WHAT TO WORK ON: Write again exactly the lines in the listing below, starting at the line with "Give me the matplotlib source for this chart." and ending at the line with "y_ticks = [0, 10, 20, 30, 40, 50, 60, 70, 80]", both included. Pictures are not copied.

....

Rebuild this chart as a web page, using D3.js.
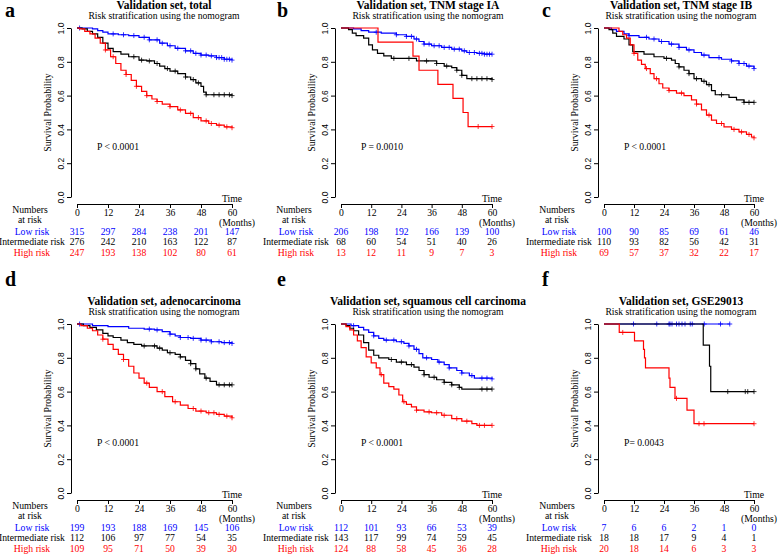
<!DOCTYPE html>
<meta charset="utf-8">
<style>
body { margin: 0; background: #fff; }
</style>
<body>
<script src="https://cdn.jsdelivr.net/npm/d3@7"></script>
<script>

// chart text
var titles = ["Validation set, total", "Validation set, TNM stage IA", "Validation set, TNM stage IB",
              "Validation set, adenocarcinoma", "Validation set, squamous cell carcinoma", "Validation set, GSE29013"];
var letters = ["a", "b", "c", "d", "e", "f"];
var pValues = ["P < 0.0001", "P = 0.0010", "P < 0.0001", "P < 0.0001", "P < 0.0001", "P= 0.0043"];
var timeTicks = [0, 12, 24, 36, 48, 60];
var survTicks = [0, 0.2, 0.4, 0.6, 0.8, 1.0];
var groups = ["Low risk", "Intermediate risk", "High risk"];
var colors = ["#0000ff", "#000000", "#ff0000"];

// KM curves: [month, survival] at each drop
var aLow = [[0,1],[6,0.995],[8,0.985],[10,0.975],[12,0.965],[16,0.96],[20,0.955],[24,0.945],[28,0.93],[32,0.91],[35,0.895],[38,0.88],[42,0.865],[45,0.85],[48,0.84],[51,0.835],[54,0.825],[57,0.815],[60,0.81]];
var aMid = [[0,1],[2,0.995],[4,0.98],[6,0.965],[8,0.945],[10,0.91],[12,0.88],[14,0.86],[17,0.845],[20,0.83],[24,0.81],[27,0.805],[30,0.79],[32,0.775],[34,0.76],[36,0.745],[39,0.73],[42,0.71],[44,0.695],[46,0.675],[48,0.655],[49,0.62],[50,0.605],[60,0.60]];
var aHigh = [[0,1],[1,0.995],[3,0.98],[5,0.965],[7,0.94],[9,0.91],[11,0.87],[13,0.83],[15,0.79],[17,0.75],[19,0.725],[21,0.69],[23,0.655],[25,0.625],[27,0.6],[29,0.58],[31,0.565],[33,0.55],[36,0.535],[39,0.515],[42,0.495],[45,0.47],[48,0.45],[51,0.435],[54,0.425],[57,0.415],[60,0.41]];
var bLow = [[0,1],[5,0.995],[8,0.985],[11,0.975],[16,0.97],[22,0.96],[26,0.95],[29,0.935],[31,0.92],[33,0.905],[36,0.895],[40,0.885],[44,0.875],[48,0.865],[50,0.855],[54,0.85],[57,0.845],[60,0.845]];
var bMid = [[0,1],[3,0.99],[4.5,0.97],[6,0.955],[9,0.94],[11,0.9],[12.5,0.87],[14.5,0.85],[17,0.835],[20,0.82],[30,0.805],[38,0.79],[41,0.775],[44,0.765],[46,0.75],[48,0.72],[50,0.70],[60,0.695]];
var bHigh = [[0,1],[14.7,0.917],[28.6,0.833],[31,0.75],[38.5,0.667],[44.5,0.583],[48.5,0.5],[50.5,0.417],[60,0.417]];
var cLow = [[0,1],[3,0.99],[5,0.98],[8,0.965],[10,0.955],[14,0.945],[18,0.935],[22,0.92],[26,0.905],[30,0.885],[33,0.87],[36,0.855],[39,0.84],[42,0.825],[47,0.815],[51,0.805],[54,0.79],[57,0.775],[60,0.76]];
var cMid = [[0,1],[2,0.99],[3.5,0.97],[5,0.95],[8,0.935],[10,0.9],[11.5,0.86],[16,0.845],[20,0.83],[24,0.82],[27,0.81],[28.5,0.79],[30,0.77],[32,0.75],[34,0.73],[36,0.70],[39,0.685],[41,0.665],[43,0.63],[44.5,0.605],[50,0.59],[53,0.575],[56,0.56],[60,0.56]];
var cHigh = [[0,1],[6,0.98],[7.5,0.96],[9,0.94],[10.5,0.9],[12,0.85],[13.5,0.81],[15,0.785],[16.5,0.76],[18.5,0.73],[20,0.70],[22,0.67],[23.5,0.645],[26,0.63],[29,0.615],[32,0.6],[35,0.575],[37,0.55],[39,0.515],[41,0.485],[43,0.455],[45,0.435],[48,0.415],[51,0.40],[54,0.385],[57,0.37],[59,0.355],[60,0.35]];
var dLow = [[0,1],[6,0.99],[12,0.985],[20,0.975],[26,0.97],[30,0.965],[33,0.955],[36,0.94],[38,0.93],[40,0.92],[44,0.915],[48,0.905],[52,0.895],[56,0.89],[60,0.885]];
var dMid = [[0,1],[2.5,0.99],[5,0.98],[7.5,0.965],[10,0.945],[12,0.93],[14,0.92],[17,0.905],[19.5,0.89],[22,0.88],[25,0.87],[31,0.857],[33,0.845],[35,0.83],[38,0.82],[40,0.805],[42,0.785],[44,0.765],[46,0.735],[47.5,0.705],[49.5,0.68],[51.5,0.66],[54,0.64],[60,0.64]];
var dHigh = [[0,1],[1.5,0.99],[4,0.975],[6,0.96],[8,0.935],[10,0.91],[12,0.88],[14,0.85],[16,0.82],[18,0.79],[20,0.75],[22,0.71],[24,0.68],[26,0.65],[28,0.625],[31,0.60],[34,0.57],[37,0.54],[40,0.52],[43,0.5],[46,0.485],[50,0.475],[54,0.465],[57,0.455],[60,0.445]];
var eLow = [[0,1],[4,0.99],[7,0.98],[9,0.965],[11,0.95],[13,0.93],[15,0.915],[17,0.905],[22,0.895],[25,0.885],[27,0.87],[29,0.85],[31,0.825],[32.5,0.80],[36,0.79],[38.5,0.775],[41,0.76],[43,0.74],[46,0.725],[48,0.71],[51,0.695],[53,0.68],[60,0.675]];
var eMid = [[0,1],[2,0.99],[3.5,0.975],[5,0.96],[7,0.935],[9,0.89],[11,0.845],[13,0.815],[15,0.80],[19,0.79],[22,0.775],[26,0.76],[29,0.745],[31,0.725],[33,0.70],[35,0.685],[38,0.67],[41,0.655],[44,0.64],[47,0.625],[48,0.615],[60,0.615]];
var eHigh = [[0,1],[2,0.985],[3.5,0.965],[5,0.935],[6.5,0.9],[8,0.86],[10,0.805],[12,0.77],[14,0.74],[15.5,0.70],[17,0.65],[19,0.63],[21,0.615],[23,0.58],[24.5,0.54],[26,0.525],[28,0.51],[30,0.49],[33,0.48],[36,0.475],[40,0.46],[44,0.44],[48,0.425],[52,0.41],[54,0.40],[60,0.40]];
var fLow = [[0,1],[50.3,1]];
var fMid = [[0,1],[39.7,0.875],[42.2,0.75],[42.7,0.60],[60,0.60]];
var fHigh = [[0,1],[6.1,0.95],[12.2,0.90],[15.8,0.85],[16.2,0.80],[16.6,0.74],[26,0.68],[26.4,0.625],[28.4,0.56],[33.2,0.49],[36,0.41],[60,0.41]];

// censoring times (months)
var aLowCens = [1,14,18,22,26,28,31,33,36,39,42,44,46,48,50,52,54,55,56,57,58,59,60];
var aMidCens = [22,25,28,31,35,38,42,45,47,50,53,55,57,59,60];
var aHighCens = [11,14,19,23,27,31,36,40,44,47,50,52,55,58,60];
var bLowCens = [14,22,26,28,30,33,35,37,39,41,43,45,47,49,51,53,55,56,57,58,59,60];
var bMidCens = [21,27,34,38,42,46,48,52,54,56,58,60];
var bHighCens = [54.5,60];
var cLowCens = [10,17,20,23,27,30,34,40,46,51,54,56,58,60];
var cMidCens = [25,30,34,37,40,42,47,56,58,60];
var cHighCens = [12,17,21,26,31,37,42,47,52,55,58,60];
var dLowCens = [1,28,31,36,40,43,45,48,50,52,55,57,59,60];
var dMidCens = [26,30,32,36,40,44,46,50,55,57,59,60];
var dHighCens = [10,18,27,33,38,45,48,51,53,55,58,60];
var eLowCens = [5,13,18,21,24,27,30,34,39,43,48,52,56,58,60];
var eMidCens = [20,24,28,33,37,41,44,47,56,58,60];
var eHighCens = [16,25,30,35,38,41,46,50,55,57,60];
var fLowCens = [11.8,21.1,26,26.4,27.2,29,30,31.2,32.4,34.5,35.3,40.1,46.6,50.3];
var fMidCens = [49.5,56.5,57.5,60];
var fHighCens = [7.5,29,38,40,60];

// numbers at risk (low, intermediate, high)
var riskA = [[315,297,284,238,201,147],[276,242,210,163,122,87],[247,193,138,102,80,61]];
var riskB = [[206,198,192,166,139,100],[68,60,54,51,40,26],[13,12,11,9,7,3]];
var riskC = [[100,90,85,69,61,46],[110,93,82,56,42,31],[69,57,37,32,22,17]];
var riskD = [[199,193,188,169,145,106],[112,106,97,77,54,35],[109,95,71,50,39,30]];
var riskE = [[112,101,93,66,53,39],[143,117,99,74,59,45],[124,88,58,45,36,28]];
var riskF = [[7,6,6,2,1,0],[18,18,17,9,4,1],[20,18,14,6,3,3]];

var panels = [
  {curves: [aLow, aMid, aHigh], cens: [aLowCens, aMidCens, aHighCens], risk: riskA},
  {curves: [bLow, bMid, bHigh], cens: [bLowCens, bMidCens, bHighCens], risk: riskB},
  {curves: [cLow, cMid, cHigh], cens: [cLowCens, cMidCens, cHighCens], risk: riskC},
  {curves: [dLow, dMid, dHigh], cens: [dLowCens, dMidCens, dHighCens], risk: riskD},
  {curves: [eLow, eMid, eHigh], cens: [eLowCens, eMidCens, eHighCens], risk: riskE},
  {curves: [fLow, fMid, fHigh], cens: [fLowCens, fMidCens, fHighCens], risk: riskF}
];

var serif = "'Liberation Serif', 'Times New Roman', 'DejaVu Serif', serif";
var sans = "'Liberation Sans', Arial, sans-serif";

// layout of the 3x2 grid
var colX0 = [77, 341, 604],
    colX1 = [232, 492, 754],
    colLetter = [5, 277, 542],
    colTitle = [87, 87, 77],
    rowTop = [28, 324],
    rowBot = [197, 493],
    rowLetter = [17, 286];

var svg = d3.select("body").append("svg")
    .attr("width", 778)
    .attr("height", 556);

// survival at time t from a step curve
function survAt(curve, t) {
  var s = 1;
  curve.forEach(function(p) { if (p[0] <= t) s = p[1]; });
  return s;
}

// helper for plain serif labels
function label(g, x, y, txt, anchor, color) {
  return g.append("text")
      .attr("x", x).attr("y", y)
      .attr("text-anchor", anchor || "start")
      .attr("fill", color || "#000")
      .style("font-family", serif)
      .style("font-size", "9.7px")
      .text(txt);
}

panels.forEach(function(p, i) {
  var col = i % 3, row = Math.floor(i / 3);
  var x0 = colX0[col];
  var x = d3.scaleLinear().domain([0, 60]).range([x0, colX1[col]]);
  var y = d3.scaleLinear().domain([0, 1]).range([rowBot[row], rowTop[row]]);
  var g = svg.append("g");
  var axisY = rowBot[row] + 7;

  // panel letter
  g.append("text")
      .attr("x", colLetter[col]).attr("y", rowLetter[row])
      .style("font-family", serif)
      .style("font-size", "20px").style("font-weight", "bold")
      .text(letters[i]);

  // titles
  g.append("text")
      .attr("x", x0 + colTitle[col]).attr("y", rowTop[row] - 19.5)
      .attr("text-anchor", "middle")
      .style("font-family", serif)
      .style("font-size", "11.5px").style("font-weight", "bold")
      .text(titles[i]);
  label(g, x0 + colTitle[col], rowTop[row] - 9, "Risk stratification using the nomogram", "middle");

  // y axis, labels rotated like R
  var ya = g.append("g")
      .attr("transform", "translate(" + (x0 - 6) + ",0)")
      .call(d3.axisLeft(y).tickValues(survTicks).tickFormat(d3.format(".1f")).tickSize(4).tickSizeOuter(0));
  ya.selectAll("text")
      .attr("x", null).attr("dy", null)
      .attr("transform", "translate(-7.5,0) rotate(-90)")
      .style("text-anchor", "middle")
      .style("font-family", sans)
      .style("font-size", "8.5px");
  g.append("text")
      .attr("text-anchor", "middle")
      .attr("transform", "translate(" + (x0 - 26) + "," + ((rowTop[row] + rowBot[row]) / 2) + ") rotate(-90)")
      .style("font-family", serif)
      .style("font-size", "9.7px")
      .text("Survival Probability");

  // x axis
  var xa = g.append("g")
      .attr("transform", "translate(0," + axisY + ")")
      .call(d3.axisBottom(x).tickValues(timeTicks).tickSize(4).tickSizeOuter(0).tickPadding(1));
  xa.selectAll("text")
      .style("font-family", serif)
      .style("font-size", "9.7px");
  g.selectAll(".domain, .tick line").attr("stroke", "#000");

  label(g, colX1[col], axisY - 2, "Time", "middle");
  label(g, colX1[col] + 5, axisY + 22, "(Months)", "middle");

  // curves
  var line = d3.line()
      .x(function(d) { return x(d[0]); })
      .y(function(d) { return y(d[1]); })
      .curve(d3.curveStepAfter);

  p.curves.forEach(function(c, k) {
    g.append("path")
        .datum(c)
        .attr("fill", "none")
        .attr("stroke", colors[k])
        .attr("stroke-width", 1.2)
        .attr("d", line);
    g.selectAll(".cens" + k)
        .data(p.cens[k])
      .enter().append("path")
        .attr("class", "cens" + k)
        .attr("transform", function(t) { return "translate(" + x(t) + "," + y(survAt(c, t)) + ")"; })
        .attr("d", "M-2.5,0H2.5M0,-2.5V2.5")
        .attr("stroke", colors[k])
        .attr("stroke-width", 0.8);
  });

  // p value
  label(g, x0 + 20, y(0.3) + 3.5, pValues[i]);

  // numbers at risk table
  label(g, x0 - 47, axisY + 9, "Numbers", "middle");
  label(g, x0 - 47, axisY + 19, "at risk", "middle");

  p.risk.forEach(function(r, k) {
    var yy = axisY + 30.5 + k * 10.8;
    label(g, x0 - 45, yy, groups[k], "middle", colors[k]);
    r.forEach(function(d, j) {
      label(g, x(timeTicks[j]), yy, d, "middle", colors[k]);
    });
  });
});

</script>
</body>
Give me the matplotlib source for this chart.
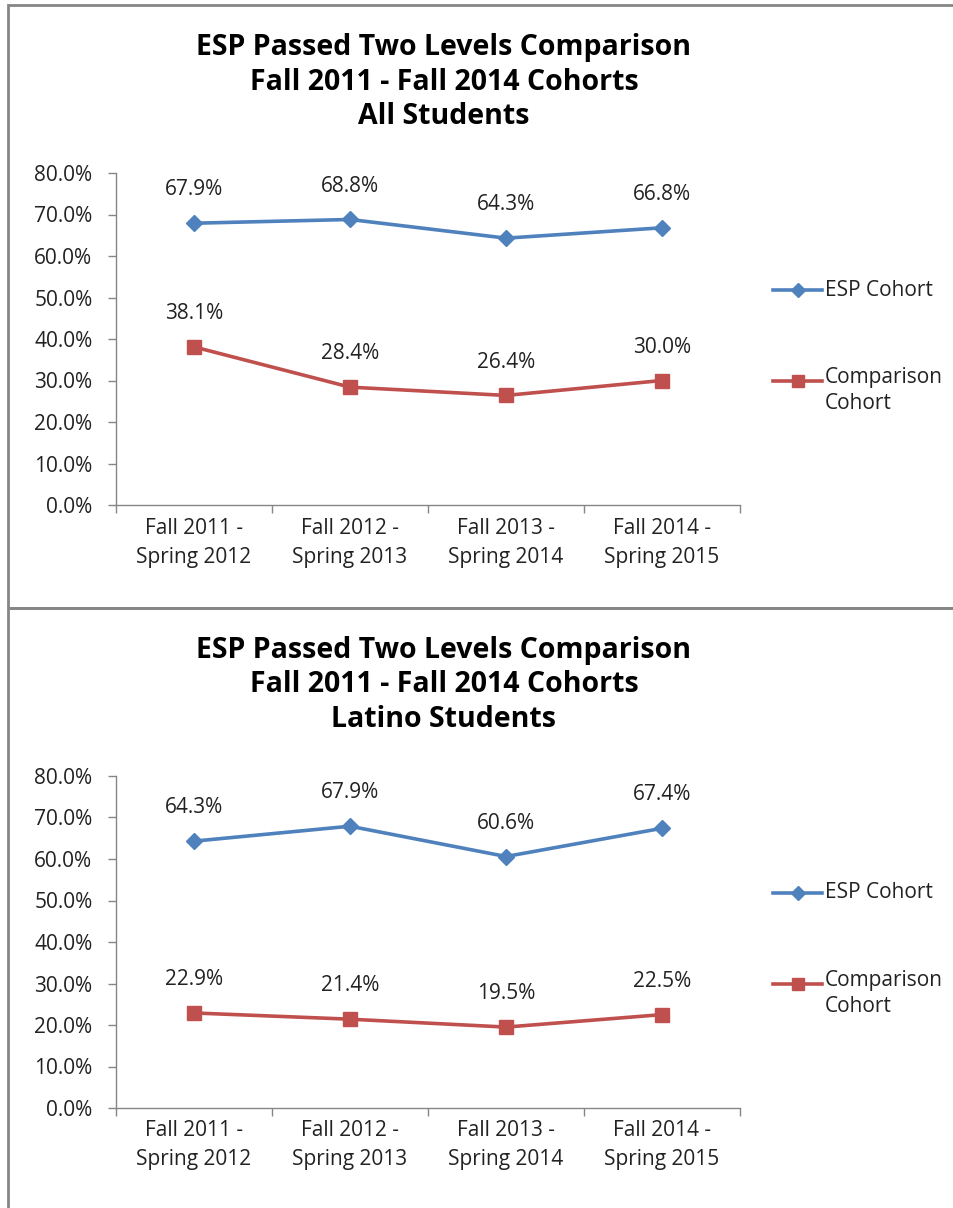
import matplotlib
matplotlib.use("Agg")
import matplotlib.pyplot as plt
from matplotlib.lines import Line2D
from matplotlib.patches import Rectangle
from matplotlib.ticker import FixedLocator, FuncFormatter

plt.rcParams['font.family'] = ['Open Sans', 'DejaVu Sans']

categories = ["Fall 2011 -\nSpring 2012", "Fall 2012 -\nSpring 2013",
              "Fall 2013 -\nSpring 2014", "Fall 2014 -\nSpring 2015"]
series_names = ["ESP Cohort", "Comparison\nCohort"]
titles = ["ESP Passed Two Levels Comparison\nFall 2011 - Fall 2014 Cohorts\nAll Students",
          "ESP Passed Two Levels Comparison\nFall 2011 - Fall 2014 Cohorts\nLatino Students"]
all_esp = [67.9, 68.8, 64.3, 66.8]
all_comp = [38.1, 28.4, 26.4, 30.0]
latino_esp = [64.3, 67.9, 60.6, 67.4]
latino_comp = [22.9, 21.4, 19.5, 22.5]
y_ticks = [0, 10, 20, 30, 40, 50, 60, 70, 80]

W, H = 954, 1208
fig = plt.figure(figsize=(W / 100, H / 100), dpi=100)

BLUE = "#4F81BD"
RED = "#C0504D"
GRAY = "#868686"
TXT = "#222222"
FS = 15

def fx(px):
    return px / W

def fy(py):
    return 1 - py / H

# panel borders
fig.patches.append(Rectangle((fx(8), fy(608)), fx(960) - fx(8), fy(5) - fy(608),
                             transform=fig.transFigure, fill=False, edgecolor=GRAY, lw=2))
fig.patches.append(Rectangle((fx(8), fy(1215)), fx(960) - fx(8), fy(608) - fy(1215),
                             transform=fig.transFigure, fill=False, edgecolor=GRAY, lw=2))

panels = [
    (titles[0], all_esp, all_comp, 5),
    (titles[1], latino_esp, latino_comp, 608),
]

for title, esp, comp, top in panels:
    ax_top = top + 168
    ax_bot = top + 500
    ax = fig.add_axes([fx(116), fy(ax_bot), fx(740) - fx(116), fy(ax_top) - fy(ax_bot)])
    x = list(range(len(categories)))
    ax.plot(x, esp, color=BLUE, lw=2.6, marker="D", ms=8, mfc=BLUE, mec=BLUE, zorder=3)
    ax.plot(x, comp, color=RED, lw=2.6, marker="s", ms=10, mfc=RED, mec=RED, zorder=3)
    for xi, v in zip(x, esp):
        ax.annotate(f"{v:.1f}%", (xi, v), xytext=(0, 24), textcoords="offset points",
                    ha="center", va="center", fontsize=FS, color=TXT)
    for xi, v in zip(x, comp):
        ax.annotate(f"{v:.1f}%", (xi, v), xytext=(0, 24), textcoords="offset points",
                    ha="center", va="center", fontsize=FS, color=TXT)
    ax.set_xlim(-0.5, len(categories) - 0.5)
    ax.set_ylim(0, 80)
    ax.set_yticks(y_ticks)
    ax.yaxis.set_major_formatter(FuncFormatter(lambda v, p: f"{v:.1f}%"))
    ax.xaxis.set_major_locator(FixedLocator([i - 0.5 for i in range(len(categories) + 1)]))
    ax.xaxis.set_minor_locator(FixedLocator(x))
    ax.set_xticklabels([""] * (len(categories) + 1))
    ax.set_xticklabels(categories, minor=True)
    ax.tick_params(axis="x", which="major", length=6, width=1, color=GRAY, direction="out")
    ax.tick_params(axis="x", which="minor", length=0, pad=9, labelsize=FS, labelcolor=TXT)
    ax.tick_params(axis="y", length=6, width=1, color=GRAY, direction="out", pad=11,
                   labelsize=FS, labelcolor=TXT)
    for lbl in ax.get_xticklabels(minor=True):
        lbl.set_linespacing(1.5)
    for s in ["top", "right"]:
        ax.spines[s].set_visible(False)
    for s in ["left", "bottom"]:
        ax.spines[s].set_color(GRAY)
        ax.spines[s].set_linewidth(1)
    fig.text(fx(444), fy(top + 77), title, ha="center", va="center", fontsize=20.5,
             fontweight="bold", linespacing=1.25, color="black")
    # legend
    ly1 = top + 285
    ly2 = top + 376
    fig.add_artist(Line2D([fx(773), fx(822)], [fy(ly1), fy(ly1)], color=BLUE, lw=2.6,
                          transform=fig.transFigure))
    fig.add_artist(Line2D([fx(797.5)], [fy(ly1)], color=BLUE, marker="D", ms=7, lw=0,
                          transform=fig.transFigure))
    fig.add_artist(Line2D([fx(773), fx(822)], [fy(ly2), fy(ly2)], color=RED, lw=2.6,
                          transform=fig.transFigure))
    fig.add_artist(Line2D([fx(797.5)], [fy(ly2)], color=RED, marker="s", ms=9, lw=0,
                          transform=fig.transFigure))
    fig.text(fx(825), fy(ly1), series_names[0], ha="left", va="center", fontsize=FS, color=TXT)
    fig.text(fx(825), fy(ly2 - 14), series_names[1], ha="left", va="top", fontsize=FS,
             color=TXT, linespacing=1.3)

fig.savefig("out.png", dpi=100, facecolor="white")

....

EXERCISE ANSWER:
Give me the matplotlib source for this chart.
import matplotlib
matplotlib.use("Agg")
import matplotlib.pyplot as plt
from matplotlib.lines import Line2D
from matplotlib.patches import Rectangle
from matplotlib.ticker import FixedLocator, FuncFormatter

plt.rcParams['font.family'] = ['Open Sans', 'DejaVu Sans']

categories = ["Fall 2011 -\nSpring 2012", "Fall 2012 -\nSpring 2013",
              "Fall 2013 -\nSpring 2014", "Fall 2014 -\nSpring 2015"]
series_names = ["ESP Cohort", "Comparison\nCohort"]
titles = ["ESP Passed Two Levels Comparison\nFall 2011 - Fall 2014 Cohorts\nAll Students",
          "ESP Passed Two Levels Comparison\nFall 2011 - Fall 2014 Cohorts\nLatino Students"]
all_esp = [67.9, 68.8, 64.3, 66.8]
all_comp = [38.1, 28.4, 26.4, 30.0]
latino_esp = [64.3, 67.9, 60.6, 67.4]
latino_comp = [22.9, 21.4, 19.5, 22.5]
y_ticks = [0, 10, 20, 30, 40, 50, 60, 70, 80]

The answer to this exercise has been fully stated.